Individual American Indians and Alaskan Natives and their businesses pay federal income taxes just like every other American. The one exception is when an Indian person receives income directly from a treaty or trust resource such as fish or timber: that income is not federally taxed. States also cannot tax tribal members who live and derive their income on tribal land – just as one state would not seek to impose taxes on an individual who works in another state.
Do tribal governments pay federal taxes?
Like state governments, tribal governments are considered sovereign governments not subject to taxation by the federal government. This is a long-standing federal policy with Constitutional support that prevents interference with the ability to raise revenue for government functions. Like state and local governments, tribal governments use their revenues to provide essential services for their citizens. Unlike state governments, tribal governments are generally not in a position to levy property or income taxes because of the unique nature of land tenure in Indian Country, fragile economies, and jurisdictional restraints. Income from tribal businesses is the only non-federal revenue source for most tribes.

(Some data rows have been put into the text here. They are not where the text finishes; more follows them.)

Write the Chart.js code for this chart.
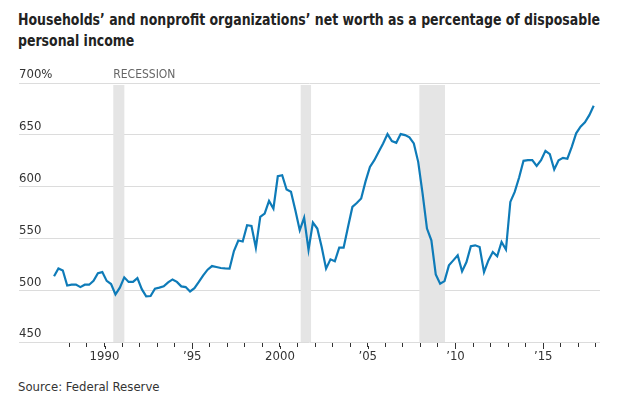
<!DOCTYPE html>
<html>
<head>
<meta charset="utf-8">
<script src="https://cdn.jsdelivr.net/npm/chart.js@4.4.0/dist/chart.umd.min.js"></script>
<style>
  body { margin: 0; background: #fff; width: 640px; height: 399px; overflow: hidden; position: relative; }
  #title {
    position: absolute; left: 18px; top: 9px; white-space: nowrap;
    font-family: "Liberation Sans Narrow", "DejaVu Sans Condensed", Roboto, sans-serif;
    font-weight: bold; font-size: 16px; line-height: 21px; color: #222;
    transform-origin: left top;
  }
  #source {
    position: absolute; left: 18px; top: 379px; white-space: nowrap;
    font-family: "Liberation Sans Narrow", "DejaVu Sans Condensed", Roboto, sans-serif;
    font-size: 13px; color: #333;
  }
  canvas { position: absolute; left: 0; top: 0; }
</style>
</head>
<body>
<div id="title"><span id="line1">Households’ and nonprofit organizations’ net worth as a percentage of disposable</span><br>personal income</div>
<div id="source">Source: Federal Reserve</div>
<canvas id="chart" width="640" height="399"></canvas>
<script>
// quarterly values, 1987 Q1 .. 2017 Q4 (percent of disposable income)
const firstYear = 1987;
const netWorth = [
  513.5, 521, 519, 504.5,
  505.3, 505.5, 503, 505.3,
  505.3, 509, 516.5, 517.5,
  509, 506, 496, 502.5,
  512.4, 508, 508, 511.7,
  501, 494, 494.4, 501.5,
  502.5, 503.7, 507.5, 510.4,
  508, 503.7, 503, 498.8,
  502, 508, 514.3, 519.8,
  523.3, 522.4, 521.4, 521,
  520.8, 537.8, 548, 547,
  562.7, 562, 541, 570.7,
  574, 586.2, 578.8, 610,
  611, 597.2, 595, 577.2,
  557.8, 570, 539, 565.3,
  559.5, 541.7, 520.8, 529.8,
  527.9, 541, 541, 561,
  580.4, 584.2, 588.5, 605,
  619, 625.5, 633.6, 641.7,
  650.7, 643.9, 642.3, 650.7,
  649.7, 647.5, 641.7, 623.9,
  593.3, 559.5, 548.2, 515.3,
  506.3, 508.8, 524, 528.8,
  533.7, 518.2, 527.2, 542.5,
  543.3, 541.7, 517.5, 528.8,
  536.8, 532.7, 546.5, 539.2,
  585.2, 594.9, 608.8, 624.9,
  625.5, 625.5, 620, 625.5,
  634.5, 631.3, 616.5, 625.5,
  627.8, 626.9, 638.4, 651.4,
  657.8, 662, 669, 678
];

const recessionStart = [1990.5, 2001.18, 2007.94];
const recessionEnd = [1991.13, 2001.77, 2009.4];

const tickYears = [1988, 1989, 1990, 1991, 1992, 1993, 1994, 1995, 1996, 1997,
  1998, 1999, 2000, 2001, 2002, 2003, 2004, 2005, 2006, 2007, 2008, 2009,
  2010, 2011, 2012, 2013, 2014, 2015, 2016, 2017, 2018];
const labeledYears = [1990, 1995, 2000, 2005, 2010, 2015];
const yearLabels = ["1990", "’95", "2000", "’05", "’10", "’15"];

const fontStack = '"Liberation Sans Narrow", "DejaVu Sans Condensed", Roboto, sans-serif';

// fit title line to the width in the reference
const title = document.getElementById("title");
const w1 = document.getElementById("line1").offsetWidth;
title.style.transform = "scaleX(" + (582 / w1) + ")";

const points = netWorth.map((v, i) => ({ x: firstYear + (i + 0.5) / 4, y: v }));

// grey recession bands + label
const recessionBands = {
  id: "recessionBands",
  beforeDatasetsDraw(chart) {
    const { ctx, chartArea, scales } = chart;
    ctx.save();
    ctx.fillStyle = "#e5e5e5";
    recessionStart.forEach((s, i) => {
      const x0 = scales.x.getPixelForValue(s);
      const x1 = scales.x.getPixelForValue(recessionEnd[i]);
      ctx.fillRect(x0, chartArea.top + 2, x1 - x0, chartArea.bottom - chartArea.top - 2);
    });
    ctx.fillStyle = "#666";
    ctx.font = "12px " + fontStack;
    ctx.textBaseline = "middle";
    ctx.textAlign = "left";
    ctx.fillText("RECESSION", scales.x.getPixelForValue(recessionStart[0]), chartArea.top - 8);
    ctx.restore();
  },
  // labelled years get a slightly longer tick
  afterDraw(chart) {
    const { ctx, chartArea, scales } = chart;
    ctx.save();
    ctx.strokeStyle = "#333";
    ctx.lineWidth = 1;
    labeledYears.forEach(y => {
      const x = Math.round(scales.x.getPixelForValue(y)) + 0.5;
      ctx.beginPath();
      ctx.moveTo(x, chartArea.bottom + 4);
      ctx.lineTo(x, chartArea.bottom + 7);
      ctx.stroke();
    });
    ctx.restore();
  }
};

Chart.defaults.font.family = fontStack;
Chart.defaults.color = "#333";

new Chart(document.getElementById("chart"), {
  type: "line",
  data: {
    datasets: [{
      data: points,
      borderColor: "#0e7bb8",
      borderWidth: 2.2,
      pointRadius: 0,
      tension: 0,
      fill: false
    }]
  },
  options: {
    responsive: false,
    animation: false,
    devicePixelRatio: 1,
    layout: { padding: { left: 19, right: 40, top: 83, bottom: 27 } },
    plugins: { legend: { display: false }, tooltip: { enabled: false } },
    scales: {
      x: {
        type: "linear",
        min: 1985.128,
        max: 2018.234,
        afterFit(scale) { scale.height = 30; },
        afterBuildTicks(scale) { scale.ticks = tickYears.map(v => ({ value: v })); },
        border: { display: false },
        grid: { drawOnChartArea: false, drawTicks: true, tickLength: 5, tickColor: "#333", tickWidth: 1 },
        ticks: {
          autoSkip: false, maxRotation: 0, padding: 2,
          font: { size: 13 }, color: "#333",
          callback(v) {
            const i = labeledYears.indexOf(v);
            return i >= 0 ? yearLabels[i] : "";
          }
        }
      },
      y: {
        min: 450,
        max: 700,
        afterFit(scale) { scale.width = 0; },
        border: { display: false },
        grid: { color: "#dcdcdc", lineWidth: 1, drawTicks: false },
        ticks: {
          stepSize: 50, mirror: true, padding: 0, labelOffset: -8,
          font: { size: 13 }, color: "#333",
          callback(v) { return v === 700 ? v + "%" : v; }
        }
      }
    }
  },
  plugins: [recessionBands]
});
</script>
</body>
</html>
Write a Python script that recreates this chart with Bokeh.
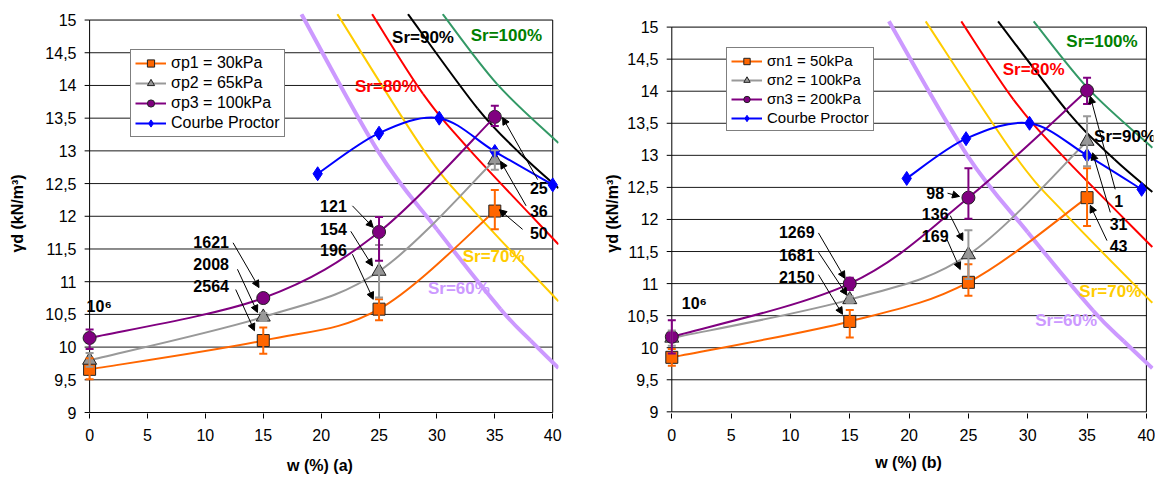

Do tribal governments pay state taxes?
States cannot directly tax a tribal government. The Supreme Court has held that state governments can collect excise taxes on sales to non-members that occur on tribal lands, so long as the incidence of the tax does not fall directly on the tribal government. States and tribes have developed a variety of methods for collecting these taxes where the states choose to do so, including intergovernmental agreements or pre-taxing at the wholesale level.